%%
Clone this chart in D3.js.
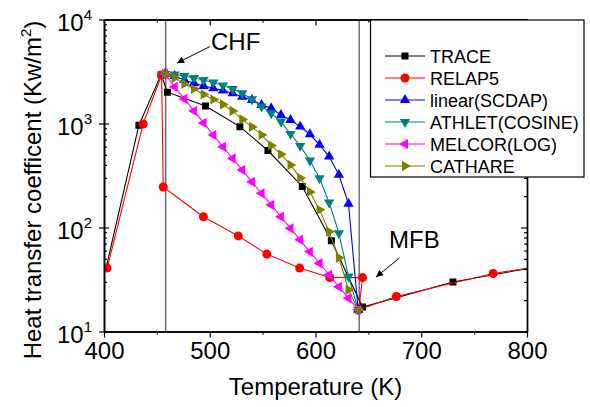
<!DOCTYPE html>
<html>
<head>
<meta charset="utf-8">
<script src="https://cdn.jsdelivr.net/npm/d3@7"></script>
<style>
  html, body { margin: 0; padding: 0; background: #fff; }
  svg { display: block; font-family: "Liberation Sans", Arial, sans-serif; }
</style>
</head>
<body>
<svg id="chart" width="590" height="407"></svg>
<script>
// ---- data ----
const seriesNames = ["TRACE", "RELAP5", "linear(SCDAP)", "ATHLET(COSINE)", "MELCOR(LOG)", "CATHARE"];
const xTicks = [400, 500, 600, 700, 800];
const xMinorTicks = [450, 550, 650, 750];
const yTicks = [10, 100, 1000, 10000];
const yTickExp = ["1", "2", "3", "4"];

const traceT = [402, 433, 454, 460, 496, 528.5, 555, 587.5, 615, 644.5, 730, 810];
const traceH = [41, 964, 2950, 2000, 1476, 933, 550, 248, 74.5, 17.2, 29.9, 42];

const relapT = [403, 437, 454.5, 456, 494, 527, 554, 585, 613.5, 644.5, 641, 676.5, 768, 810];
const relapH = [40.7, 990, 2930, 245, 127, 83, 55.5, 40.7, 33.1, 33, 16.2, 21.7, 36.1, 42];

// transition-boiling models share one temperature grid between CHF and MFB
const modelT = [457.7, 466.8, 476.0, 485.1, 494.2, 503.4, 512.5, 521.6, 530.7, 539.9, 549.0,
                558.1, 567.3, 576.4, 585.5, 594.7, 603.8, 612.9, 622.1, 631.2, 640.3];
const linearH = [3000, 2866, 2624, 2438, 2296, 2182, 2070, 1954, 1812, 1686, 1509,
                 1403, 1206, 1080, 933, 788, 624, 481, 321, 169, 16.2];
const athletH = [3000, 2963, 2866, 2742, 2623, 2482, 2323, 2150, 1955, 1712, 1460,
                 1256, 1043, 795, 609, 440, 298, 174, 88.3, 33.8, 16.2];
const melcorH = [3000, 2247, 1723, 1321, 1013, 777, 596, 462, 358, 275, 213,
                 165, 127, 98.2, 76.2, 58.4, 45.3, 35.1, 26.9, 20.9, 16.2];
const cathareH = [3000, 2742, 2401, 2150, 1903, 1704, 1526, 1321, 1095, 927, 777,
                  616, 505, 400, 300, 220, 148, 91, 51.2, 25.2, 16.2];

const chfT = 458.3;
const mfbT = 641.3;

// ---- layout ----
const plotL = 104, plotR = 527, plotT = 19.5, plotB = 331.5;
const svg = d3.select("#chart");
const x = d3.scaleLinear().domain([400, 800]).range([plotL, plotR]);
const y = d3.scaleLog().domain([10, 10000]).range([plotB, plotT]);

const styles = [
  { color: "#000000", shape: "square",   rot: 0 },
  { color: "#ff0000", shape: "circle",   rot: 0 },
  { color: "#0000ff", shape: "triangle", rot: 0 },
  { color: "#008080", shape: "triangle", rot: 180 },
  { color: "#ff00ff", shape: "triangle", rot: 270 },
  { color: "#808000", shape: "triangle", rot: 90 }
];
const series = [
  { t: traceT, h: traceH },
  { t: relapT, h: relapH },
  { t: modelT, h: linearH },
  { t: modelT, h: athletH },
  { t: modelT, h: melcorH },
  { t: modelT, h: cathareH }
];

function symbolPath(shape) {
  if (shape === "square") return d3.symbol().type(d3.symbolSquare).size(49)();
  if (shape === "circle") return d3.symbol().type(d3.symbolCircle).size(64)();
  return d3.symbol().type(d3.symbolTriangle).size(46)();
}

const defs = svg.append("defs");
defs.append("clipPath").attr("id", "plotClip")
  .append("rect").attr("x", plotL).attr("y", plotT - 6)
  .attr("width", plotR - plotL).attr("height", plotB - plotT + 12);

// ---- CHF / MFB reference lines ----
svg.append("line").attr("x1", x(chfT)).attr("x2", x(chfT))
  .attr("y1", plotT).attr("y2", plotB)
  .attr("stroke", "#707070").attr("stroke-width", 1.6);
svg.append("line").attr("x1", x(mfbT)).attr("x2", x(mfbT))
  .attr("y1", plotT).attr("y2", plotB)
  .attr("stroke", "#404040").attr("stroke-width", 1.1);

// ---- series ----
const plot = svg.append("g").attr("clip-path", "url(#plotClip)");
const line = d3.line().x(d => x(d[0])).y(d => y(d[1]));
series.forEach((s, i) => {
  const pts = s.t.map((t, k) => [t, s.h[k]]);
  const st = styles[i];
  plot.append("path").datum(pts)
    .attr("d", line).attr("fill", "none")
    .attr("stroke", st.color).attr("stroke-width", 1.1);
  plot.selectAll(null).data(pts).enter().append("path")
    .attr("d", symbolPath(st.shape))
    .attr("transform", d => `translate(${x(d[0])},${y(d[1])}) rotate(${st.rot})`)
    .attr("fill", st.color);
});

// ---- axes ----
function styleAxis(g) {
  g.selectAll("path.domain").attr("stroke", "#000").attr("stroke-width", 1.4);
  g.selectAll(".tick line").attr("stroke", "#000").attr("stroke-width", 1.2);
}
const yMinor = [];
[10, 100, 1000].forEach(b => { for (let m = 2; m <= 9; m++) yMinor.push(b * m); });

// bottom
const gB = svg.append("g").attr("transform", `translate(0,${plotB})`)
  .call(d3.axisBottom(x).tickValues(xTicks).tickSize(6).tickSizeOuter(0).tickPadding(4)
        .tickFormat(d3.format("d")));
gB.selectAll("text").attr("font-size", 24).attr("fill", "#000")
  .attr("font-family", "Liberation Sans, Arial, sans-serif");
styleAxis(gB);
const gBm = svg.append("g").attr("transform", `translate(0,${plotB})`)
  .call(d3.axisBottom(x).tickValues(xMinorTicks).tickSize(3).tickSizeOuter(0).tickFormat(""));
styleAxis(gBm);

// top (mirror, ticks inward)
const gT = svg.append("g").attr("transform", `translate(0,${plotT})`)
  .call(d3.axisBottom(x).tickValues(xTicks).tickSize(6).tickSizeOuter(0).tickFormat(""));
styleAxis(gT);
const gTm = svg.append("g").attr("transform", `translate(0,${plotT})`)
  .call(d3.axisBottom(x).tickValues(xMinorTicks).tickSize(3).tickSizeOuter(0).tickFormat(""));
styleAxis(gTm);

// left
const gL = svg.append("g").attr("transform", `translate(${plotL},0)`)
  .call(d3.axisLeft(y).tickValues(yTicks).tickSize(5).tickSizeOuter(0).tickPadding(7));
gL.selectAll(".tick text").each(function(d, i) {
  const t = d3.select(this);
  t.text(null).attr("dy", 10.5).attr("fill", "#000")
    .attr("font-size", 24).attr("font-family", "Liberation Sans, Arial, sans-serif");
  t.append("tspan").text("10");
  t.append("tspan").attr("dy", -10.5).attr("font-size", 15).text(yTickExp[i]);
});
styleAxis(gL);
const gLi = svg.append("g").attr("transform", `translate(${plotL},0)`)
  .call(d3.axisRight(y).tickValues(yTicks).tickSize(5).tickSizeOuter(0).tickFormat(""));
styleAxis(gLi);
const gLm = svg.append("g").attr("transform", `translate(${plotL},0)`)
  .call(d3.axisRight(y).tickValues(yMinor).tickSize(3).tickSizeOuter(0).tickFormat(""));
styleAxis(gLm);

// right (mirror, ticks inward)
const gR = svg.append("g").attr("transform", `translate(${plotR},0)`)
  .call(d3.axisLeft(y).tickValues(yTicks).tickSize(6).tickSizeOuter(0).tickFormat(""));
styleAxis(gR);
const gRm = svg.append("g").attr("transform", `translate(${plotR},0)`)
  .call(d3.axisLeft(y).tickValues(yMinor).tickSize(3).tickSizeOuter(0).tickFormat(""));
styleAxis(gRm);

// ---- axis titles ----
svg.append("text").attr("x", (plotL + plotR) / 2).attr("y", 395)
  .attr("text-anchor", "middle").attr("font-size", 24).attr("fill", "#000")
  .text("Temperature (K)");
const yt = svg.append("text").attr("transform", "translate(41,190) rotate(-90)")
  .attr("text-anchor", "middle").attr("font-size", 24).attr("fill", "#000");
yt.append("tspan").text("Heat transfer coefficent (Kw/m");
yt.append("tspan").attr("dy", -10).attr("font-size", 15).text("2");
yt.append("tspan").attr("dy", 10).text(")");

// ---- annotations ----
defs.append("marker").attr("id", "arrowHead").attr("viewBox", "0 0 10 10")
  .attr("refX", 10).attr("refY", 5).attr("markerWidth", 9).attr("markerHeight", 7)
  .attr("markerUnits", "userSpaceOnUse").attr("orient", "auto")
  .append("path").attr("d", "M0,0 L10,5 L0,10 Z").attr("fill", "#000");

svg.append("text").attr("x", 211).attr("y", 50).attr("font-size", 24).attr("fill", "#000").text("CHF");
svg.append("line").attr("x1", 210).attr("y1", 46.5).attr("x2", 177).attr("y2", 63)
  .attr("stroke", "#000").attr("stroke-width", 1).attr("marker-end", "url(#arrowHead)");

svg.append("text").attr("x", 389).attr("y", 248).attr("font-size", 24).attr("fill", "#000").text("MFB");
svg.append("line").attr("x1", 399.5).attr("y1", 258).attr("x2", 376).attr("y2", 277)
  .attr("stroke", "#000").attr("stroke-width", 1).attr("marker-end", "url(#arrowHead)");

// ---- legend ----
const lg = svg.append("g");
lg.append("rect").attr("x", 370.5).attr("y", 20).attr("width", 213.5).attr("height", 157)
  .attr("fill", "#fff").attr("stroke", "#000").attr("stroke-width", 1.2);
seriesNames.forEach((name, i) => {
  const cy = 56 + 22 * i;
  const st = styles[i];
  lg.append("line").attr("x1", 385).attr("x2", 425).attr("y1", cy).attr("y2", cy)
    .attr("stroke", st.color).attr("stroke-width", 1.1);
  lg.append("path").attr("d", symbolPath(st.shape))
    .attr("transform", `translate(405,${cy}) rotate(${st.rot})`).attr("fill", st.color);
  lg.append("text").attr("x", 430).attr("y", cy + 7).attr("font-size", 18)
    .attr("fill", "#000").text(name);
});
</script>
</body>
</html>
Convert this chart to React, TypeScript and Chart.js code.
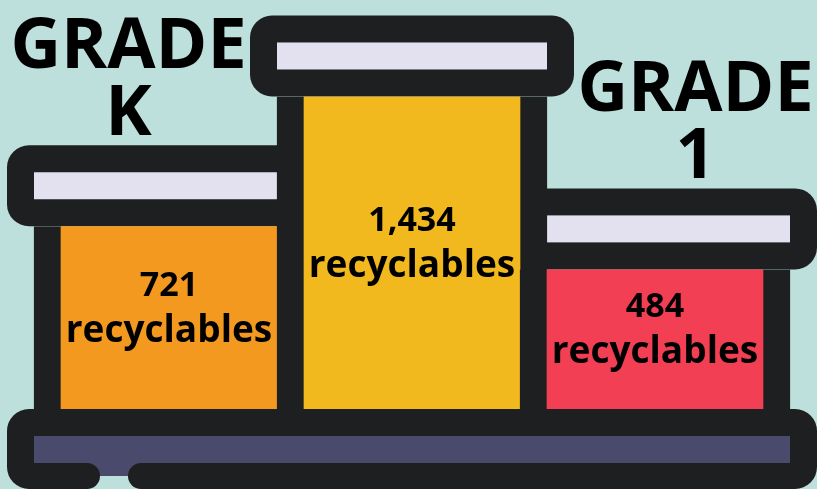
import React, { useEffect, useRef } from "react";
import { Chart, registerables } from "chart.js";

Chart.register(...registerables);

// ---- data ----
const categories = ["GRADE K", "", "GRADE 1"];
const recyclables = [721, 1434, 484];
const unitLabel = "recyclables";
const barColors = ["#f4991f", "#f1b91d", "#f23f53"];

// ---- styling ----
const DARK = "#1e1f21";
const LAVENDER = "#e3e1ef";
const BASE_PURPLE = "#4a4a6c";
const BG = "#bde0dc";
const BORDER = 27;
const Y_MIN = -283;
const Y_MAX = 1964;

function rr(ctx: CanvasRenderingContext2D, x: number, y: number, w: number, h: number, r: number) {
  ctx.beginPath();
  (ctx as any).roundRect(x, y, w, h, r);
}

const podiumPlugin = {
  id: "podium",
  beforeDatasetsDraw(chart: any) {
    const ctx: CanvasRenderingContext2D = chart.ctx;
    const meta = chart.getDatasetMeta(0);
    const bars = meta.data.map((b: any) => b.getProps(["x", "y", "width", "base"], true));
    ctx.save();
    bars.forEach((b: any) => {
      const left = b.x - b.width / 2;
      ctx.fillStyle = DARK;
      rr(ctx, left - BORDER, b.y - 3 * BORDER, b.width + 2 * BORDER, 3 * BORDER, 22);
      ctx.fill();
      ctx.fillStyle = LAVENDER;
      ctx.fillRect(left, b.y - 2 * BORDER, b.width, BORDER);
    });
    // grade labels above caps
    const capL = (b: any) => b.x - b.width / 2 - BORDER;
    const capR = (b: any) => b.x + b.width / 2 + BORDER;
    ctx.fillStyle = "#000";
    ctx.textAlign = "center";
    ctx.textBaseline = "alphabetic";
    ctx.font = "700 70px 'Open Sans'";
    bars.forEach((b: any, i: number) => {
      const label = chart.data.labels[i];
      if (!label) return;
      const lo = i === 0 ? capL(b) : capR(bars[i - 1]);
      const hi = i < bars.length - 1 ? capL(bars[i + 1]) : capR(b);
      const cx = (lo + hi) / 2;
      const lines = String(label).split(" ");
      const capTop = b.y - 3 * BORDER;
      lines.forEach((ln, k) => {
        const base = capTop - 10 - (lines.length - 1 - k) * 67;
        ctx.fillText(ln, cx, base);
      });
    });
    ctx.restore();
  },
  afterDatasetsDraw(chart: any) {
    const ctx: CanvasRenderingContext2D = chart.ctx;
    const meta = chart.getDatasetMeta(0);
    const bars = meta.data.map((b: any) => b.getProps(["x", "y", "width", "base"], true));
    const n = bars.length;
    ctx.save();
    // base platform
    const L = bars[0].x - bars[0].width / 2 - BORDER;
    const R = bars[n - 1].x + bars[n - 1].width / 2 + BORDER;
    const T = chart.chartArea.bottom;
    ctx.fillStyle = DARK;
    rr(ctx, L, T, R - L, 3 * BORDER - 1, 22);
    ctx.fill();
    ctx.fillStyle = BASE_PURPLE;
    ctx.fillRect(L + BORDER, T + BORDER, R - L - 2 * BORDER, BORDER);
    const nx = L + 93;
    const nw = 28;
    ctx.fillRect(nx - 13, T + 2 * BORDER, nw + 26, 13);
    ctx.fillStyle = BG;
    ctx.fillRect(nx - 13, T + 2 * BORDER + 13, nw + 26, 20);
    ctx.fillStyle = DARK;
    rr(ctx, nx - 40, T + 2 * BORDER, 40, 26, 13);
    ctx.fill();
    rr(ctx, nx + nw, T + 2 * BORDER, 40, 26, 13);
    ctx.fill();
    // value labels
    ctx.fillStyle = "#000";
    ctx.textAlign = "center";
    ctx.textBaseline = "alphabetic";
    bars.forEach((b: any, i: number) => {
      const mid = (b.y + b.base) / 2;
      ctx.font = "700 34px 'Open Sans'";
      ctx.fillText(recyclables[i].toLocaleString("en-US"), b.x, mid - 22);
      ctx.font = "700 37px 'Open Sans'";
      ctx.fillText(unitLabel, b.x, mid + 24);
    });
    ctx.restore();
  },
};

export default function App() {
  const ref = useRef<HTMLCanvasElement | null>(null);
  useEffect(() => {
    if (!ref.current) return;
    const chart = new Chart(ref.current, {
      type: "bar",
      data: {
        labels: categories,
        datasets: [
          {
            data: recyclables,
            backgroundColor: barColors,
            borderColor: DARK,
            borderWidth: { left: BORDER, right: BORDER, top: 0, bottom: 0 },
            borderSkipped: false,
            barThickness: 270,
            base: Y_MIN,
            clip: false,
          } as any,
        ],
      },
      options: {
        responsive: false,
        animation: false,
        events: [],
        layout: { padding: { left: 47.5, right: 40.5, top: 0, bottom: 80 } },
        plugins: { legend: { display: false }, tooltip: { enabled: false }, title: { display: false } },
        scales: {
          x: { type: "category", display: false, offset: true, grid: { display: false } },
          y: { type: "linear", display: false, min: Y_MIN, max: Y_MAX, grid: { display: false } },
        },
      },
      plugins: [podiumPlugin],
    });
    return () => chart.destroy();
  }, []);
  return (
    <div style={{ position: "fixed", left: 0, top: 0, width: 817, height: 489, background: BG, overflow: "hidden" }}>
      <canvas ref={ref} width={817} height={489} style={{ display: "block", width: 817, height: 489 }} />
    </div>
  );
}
%%
■ **What is needed**: Leave out the pictures and repeat the lines from the start of the material through the line with "21.7, 36.1, 42];", inclusive.

■ **Solution to the problem**:
Clone this chart in D3.js.
<!DOCTYPE html>
<html>
<head>
<meta charset="utf-8">
<script src="https://cdn.jsdelivr.net/npm/d3@7"></script>
<style>
  html, body { margin: 0; padding: 0; background: #fff; }
  svg { display: block; font-family: "Liberation Sans", Arial, sans-serif; }
</style>
</head>
<body>
<svg id="chart" width="590" height="407"></svg>
<script>
// ---- data ----
const seriesNames = ["TRACE", "RELAP5", "linear(SCDAP)", "ATHLET(COSINE)", "MELCOR(LOG)", "CATHARE"];
const xTicks = [400, 500, 600, 700, 800];
const xMinorTicks = [450, 550, 650, 750];
const yTicks = [10, 100, 1000, 10000];
const yTickExp = ["1", "2", "3", "4"];

const traceT = [402, 433, 454, 460, 496, 528.5, 555, 587.5, 615, 644.5, 730, 810];
const traceH = [41, 964, 2950, 2000, 1476, 933, 550, 248, 74.5, 17.2, 29.9, 42];

const relapT = [403, 437, 454.5, 456, 494, 527, 554, 585, 613.5, 644.5, 641, 676.5, 768, 810];
const relapH = [40.7, 990, 2930, 245, 127, 83, 55.5, 40.7, 33.1, 33, 16.2, 21.7, 36.1, 42];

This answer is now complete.